Sur notre chemin, nous nous heurtons également à la tentation de la possession, de l’amour
de l’argent, qui s’oppose à la primauté de Dieu dans notre vie. L’avidité de la possession
engendre la violence, la prévarication et la mort; c’est pour cela que l’Eglise, spécialement en
temps de Carême, appelle à la pratique de l’aumône, c’est à dire au partage. L’idolâtrie des
biens, au contraire, non seulement nous sépare des autres mais vide la personne humaine en la
laissant malheureuse, en lui mentant et en la trompant sans réaliser ce qu’elle lui promet,
puisqu’elle substitue les biens matériels à Dieu, l’unique source de vie. Comment pourrionsnous
donc comprendre la bonté paternelle de Dieu si notre coeur est plein de lui-même et de nos
projets qui donnent l’illusion de pouvoir assurer notre avenir? La tentation consiste à penser
comme le riche de la parabole: «Mon âme, tu as quantité de biens en réserve pour de
nombreuses années...». Nous savons ce que répond le Seigneur: «Insensé, cette nuit même, on
va te redemander ton âme...» (Lc 19,19-20).
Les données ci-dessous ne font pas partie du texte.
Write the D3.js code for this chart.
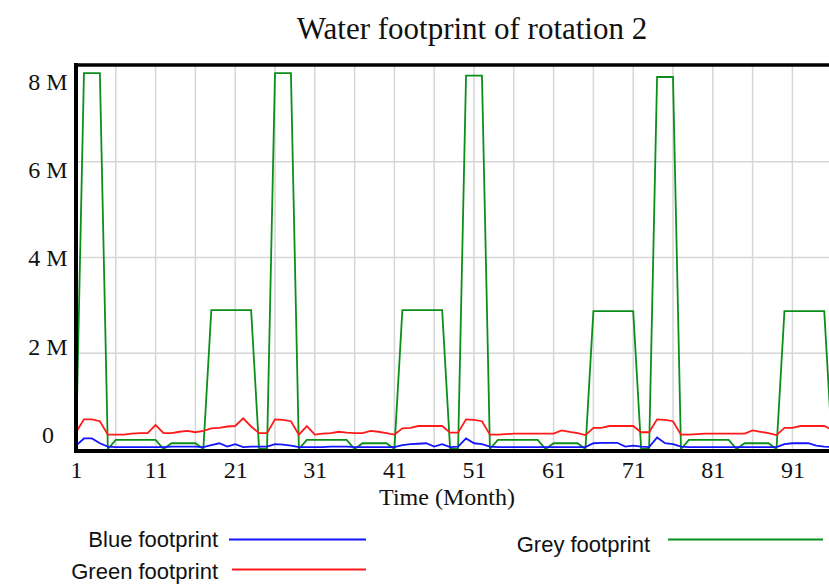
<!DOCTYPE html>
<html>
<head>
<meta charset="utf-8">
<script src="https://cdn.jsdelivr.net/npm/d3@7"></script>
<style>
  html, body { margin: 0; padding: 0; background: #fff; }
  svg { display: block; }
</style>
</head>
<body>
<svg id="chart" width="829" height="585"></svg>
<script>
// Monthly water footprint of rotation 2 (values in millions of m³)
const blueFootprint = [
  0.07, 0.22, 0.22, 0.12, 0.05, 0.04, 0.04, 0.04, 0.04, 0.04,
  0.04, 0.04, 0.05, 0.05, 0.05, 0.05, 0.04, 0.08, 0.12, 0.05,
  0.10, 0.04, 0.05, 0.05, 0.05, 0.10, 0.09, 0.07, 0.04, 0.04,
  0.04, 0.04, 0.05, 0.05, 0.05, 0.04, 0.04, 0.04, 0.04, 0.04,
  0.04, 0.08, 0.10, 0.11, 0.12, 0.05, 0.10, 0.04, 0.05, 0.22,
  0.12, 0.10, 0.05, 0.04, 0.04, 0.04, 0.04, 0.04, 0.04, 0.04,
  0.04, 0.04, 0.04, 0.04, 0.04, 0.12, 0.13, 0.13, 0.13, 0.05,
  0.07, 0.05, 0.04, 0.24, 0.12, 0.10, 0.05, 0.04, 0.04, 0.04,
  0.04, 0.04, 0.04, 0.04, 0.04, 0.04, 0.04, 0.04, 0.04, 0.10,
  0.12, 0.12, 0.12, 0.07, 0.05, 0.04, 0.04
];
const greenFootprint = [
  0.35, 0.62, 0.62, 0.58, 0.30, 0.30, 0.30, 0.32, 0.33, 0.33,
  0.50, 0.33, 0.33, 0.36, 0.38, 0.35, 0.38, 0.43, 0.44, 0.47,
  0.48, 0.64, 0.47, 0.33, 0.33, 0.62, 0.61, 0.58, 0.30, 0.48,
  0.30, 0.32, 0.33, 0.36, 0.34, 0.33, 0.33, 0.38, 0.36, 0.33,
  0.30, 0.43, 0.44, 0.48, 0.48, 0.48, 0.48, 0.34, 0.34, 0.62,
  0.61, 0.58, 0.30, 0.30, 0.31, 0.32, 0.32, 0.32, 0.32, 0.32,
  0.32, 0.39, 0.36, 0.33, 0.29, 0.44, 0.44, 0.48, 0.48, 0.48,
  0.48, 0.35, 0.35, 0.62, 0.61, 0.58, 0.30, 0.30, 0.31, 0.32,
  0.32, 0.32, 0.32, 0.32, 0.32, 0.39, 0.36, 0.33, 0.29, 0.44,
  0.44, 0.48, 0.48, 0.48, 0.48, 0.40, 0.38
];
const greyFootprint = [
  0.00, 7.85, 7.85, 7.85, 0.00, 0.19, 0.19, 0.19, 0.19, 0.19,
  0.19, 0.00, 0.12, 0.12, 0.12, 0.12, 0.00, 2.90, 2.90, 2.90,
  2.90, 2.90, 2.90, 0.00, 0.00, 7.85, 7.85, 7.85, 0.00, 0.19,
  0.19, 0.19, 0.19, 0.19, 0.19, 0.00, 0.12, 0.12, 0.12, 0.12,
  0.00, 2.90, 2.90, 2.90, 2.90, 2.90, 2.90, 0.00, 0.00, 7.80,
  7.80, 7.80, 0.00, 0.19, 0.19, 0.19, 0.19, 0.19, 0.19, 0.00,
  0.12, 0.12, 0.12, 0.12, 0.00, 2.88, 2.88, 2.88, 2.88, 2.88,
  2.88, 0.00, 0.00, 7.77, 7.77, 7.77, 0.00, 0.19, 0.19, 0.19,
  0.19, 0.19, 0.19, 0.00, 0.12, 0.12, 0.12, 0.12, 0.00, 2.88,
  2.88, 2.88, 2.88, 2.88, 2.88, 0.00, 0.00
];

const xTickLabels = [1, 11, 21, 31, 41, 51, 61, 71, 81, 91];
const xGridMonths = [6, 11, 16, 21, 26, 31, 36, 41, 46, 51, 56, 61, 66, 71, 76, 81, 86, 91, 96];
const yTickValues = [0, 2, 4, 6, 8];
const yTickLabels = ["0", "2 M", "4 M", "6 M", "8 M"];

const seriesList = [
  { name: "Blue footprint",  values: blueFootprint,  color: "#1414ff" },
  { name: "Green footprint", values: greenFootprint, color: "#ff1a1a" },
  { name: "Grey footprint",  values: greyFootprint,  color: "#0b8f1a" }
];

const svg = d3.select("#chart");

const x = d3.scaleLinear().domain([1, 97]).range([76, 76 + 96 * 7.96]);
const y = d3.scaleLinear().domain([0, 8]).range([449, 66]);
// Value labels are spread evenly inside the frame, a little apart from the gridlines
const yLabel = d3.scaleLinear().domain([0, 8]).range([434, 81]);

// Gridlines
const grid = svg.append("g").attr("stroke", "#d6d6d6").attr("stroke-width", 1.5);
grid.selectAll("line.v").data(xGridMonths).join("line")
  .attr("class", "v")
  .attr("x1", d => x(d)).attr("x2", d => x(d))
  .attr("y1", y(8)).attr("y2", y(0));
grid.selectAll("line.h").data([2, 4, 6]).join("line")
  .attr("class", "h")
  .attr("x1", x(1)).attr("x2", 829)
  .attr("y1", d => y(d)).attr("y2", d => y(d));

// Series lines
const line = d3.line()
  .x((d, i) => x(i + 1))
  .y(d => y(d));

svg.append("g").selectAll("path").data(seriesList.slice().reverse()).join("path")
  .attr("d", s => line(s.values))
  .attr("fill", "none")
  .attr("stroke", s => s.color)
  .attr("stroke-width", 1.8)
  .attr("stroke-linejoin", "miter");

// Frame: thick top, left and bottom edges
const frame = svg.append("g").attr("stroke", "#000").attr("fill", "none");
frame.append("line")
  .attr("x1", x(1) - 2).attr("x2", 840)
  .attr("y1", y(8) - 1).attr("y2", y(8) - 1)
  .attr("stroke-width", 3.5);
frame.append("line")
  .attr("x1", x(1)).attr("x2", x(1))
  .attr("y1", y(8) - 3).attr("y2", y(0) + 4)
  .attr("stroke-width", 4);
frame.append("line")
  .attr("x1", x(1) - 2).attr("x2", 840)
  .attr("y1", y(0) + 2).attr("y2", y(0) + 2)
  .attr("stroke-width", 4);

// X axis tick labels
const xAxis = d3.axisBottom(x)
  .tickValues(xTickLabels)
  .tickSize(0)
  .tickPadding(0)
  .tickFormat(d3.format("d"));
const gx = svg.append("g")
  .attr("transform", "translate(0,478)")
  .call(xAxis);
gx.select(".domain").remove();
gx.selectAll("text")
  .attr("dy", 0)
  .attr("y", 0)
  .attr("font-family", "'Liberation Serif', 'Times New Roman', serif")
  .attr("font-size", 24)
  .attr("fill", "#111");

// Y axis labels, centred in the margin
const yAxis = d3.axisLeft(yLabel)
  .tickValues(yTickValues)
  .tickSize(0)
  .tickPadding(0)
  .tickFormat((d, i) => yTickLabels[i]);
const gy = svg.append("g")
  .attr("transform", "translate(48,0)")
  .call(yAxis);
gy.select(".domain").remove();
gy.selectAll("text")
  .attr("dy", "0.35em")
  .attr("text-anchor", "middle")
  .attr("font-family", "'Liberation Serif', 'Times New Roman', serif")
  .attr("font-size", 24)
  .attr("fill", "#111");

// Axis title
svg.append("text")
  .attr("x", 447).attr("y", 505)
  .attr("text-anchor", "middle")
  .attr("font-family", "'Liberation Serif', 'Times New Roman', serif")
  .attr("font-size", 24)
  .attr("fill", "#111")
  .text("Time (Month)");

// Chart title
svg.append("text")
  .attr("x", 472).attr("y", 39)
  .attr("text-anchor", "middle")
  .attr("font-family", "'Liberation Serif', 'Times New Roman', serif")
  .attr("font-size", 31)
  .attr("fill", "#111")
  .text("Water footprint of rotation 2");

// Legend
const legendItems = [
  { s: seriesList[0], tx: 218, ty: 547, x1: 229, x2: 366, ly: 539.5 },
  { s: seriesList[1], tx: 218, ty: 579, x1: 232, x2: 366, ly: 569.5 },
  { s: seriesList[2], tx: 650, ty: 552, x1: 668, x2: 823, ly: 539.5 }
];
const lg = svg.append("g");
lg.selectAll("text").data(legendItems).join("text")
  .attr("x", d => d.tx).attr("y", d => d.ty)
  .attr("text-anchor", "end")
  .attr("font-family", "'Liberation Sans', Arial, sans-serif")
  .attr("font-size", 22)
  .attr("fill", "#111")
  .text(d => d.s.name);
lg.selectAll("line").data(legendItems).join("line")
  .attr("x1", d => d.x1).attr("x2", d => d.x2)
  .attr("y1", d => d.ly).attr("y2", d => d.ly)
  .attr("stroke", d => d.s.color)
  .attr("stroke-width", 2);
</script>
</body>
</html>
La pratique de l’aumône nous ramène à la primauté
de Dieu et à l’attention envers l’autre, elle nous fait découvrir à nouveau la bonté du Père et
recevoir sa miséricorde.
Pendant toute la période du Carême, l’Eglise nous offre avec grande abondance la Parole
de Dieu. En la méditant et en l’intériorisant pour l’incarner au quotidien, nous découvrons une
forme de prière qui est précieuse et irremplaçable. En effet l’écoute attentive de Dieu qui parle
sans cesse à notre coeur, nourrit le chemin de foi que nous avons commencé le jour de notre
Baptême. La prière nous permet également d’entrer dans une nouvelle perception du temps:
Sans la perspective de l’éternité et de la transcendance, en effet, le temps n’est qu’une cadence
qui rythme nos pas vers un horizon sans avenir. En priant, au contraire, nous prenons du temps
pour Dieu, pour découvrir que ses «paroles ne passeront pas» (Mc 13,31), pour entrer en cette
communion intime avec Lui «que personne ne pourra nous enlever» (cf. Jn 16,22), qui nous
ouvre à l’espérance qui ne déçoit pas, à la vie éternelle.
En résumé, le parcours du Carême, où nous sommes invités à contempler le mystère de la
Croix, consiste à nous rendre «conformes au Christ dans sa mort» (Ph 3,10), pour opérer une
profonde conversion de notre vie: nous laisser transformer par l’action de l’Esprit Saint, comme
saint Paul sur le chemin de Damas; mener fermement notre existence selon la volonté de Dieu;
nous libérer de notre égoïsme en dépassant l’instinct de domination des autres et en nous
ouvrant à la charité du Christ. La période du Carême est un temps favorable pour reconnaître
notre fragilité, pour accueillir, à travers une sincère révision de vie, la Grâce rénovatrice du
Sacrement de Pénitence et marcher résolument vers le Christ.
Chers Frères et Soeurs, par la rencontre personnelle avec notre Rédempteur et par la
pratique du jeûne, de l’aumône et de la prière, le chemin de conversion vers Pâques nous
conduit à découvrir d’une façon nouvelle notre Baptême. Accueillons à nouveau, en ce temps
de Carême, la Grâce que Dieu nous a donnée au moment de notre Baptême, afin qu’elle
illumine et guide toutes nos actions. Ce que ce Sacrement signifie et réalise, nous sommes
appelés à le vivre jour après jour, en suivant le Christ avec toujours plus de générosité et
d’authenticité. En ce cheminement, nous nous confions à la Vierge Marie qui a enfanté le Verbe
de Dieu dans sa foi et dans sa chair, pour nous plonger comme Elle dans la mort et la
résurrection de son Fils Jésus et avoir la vie éternelle.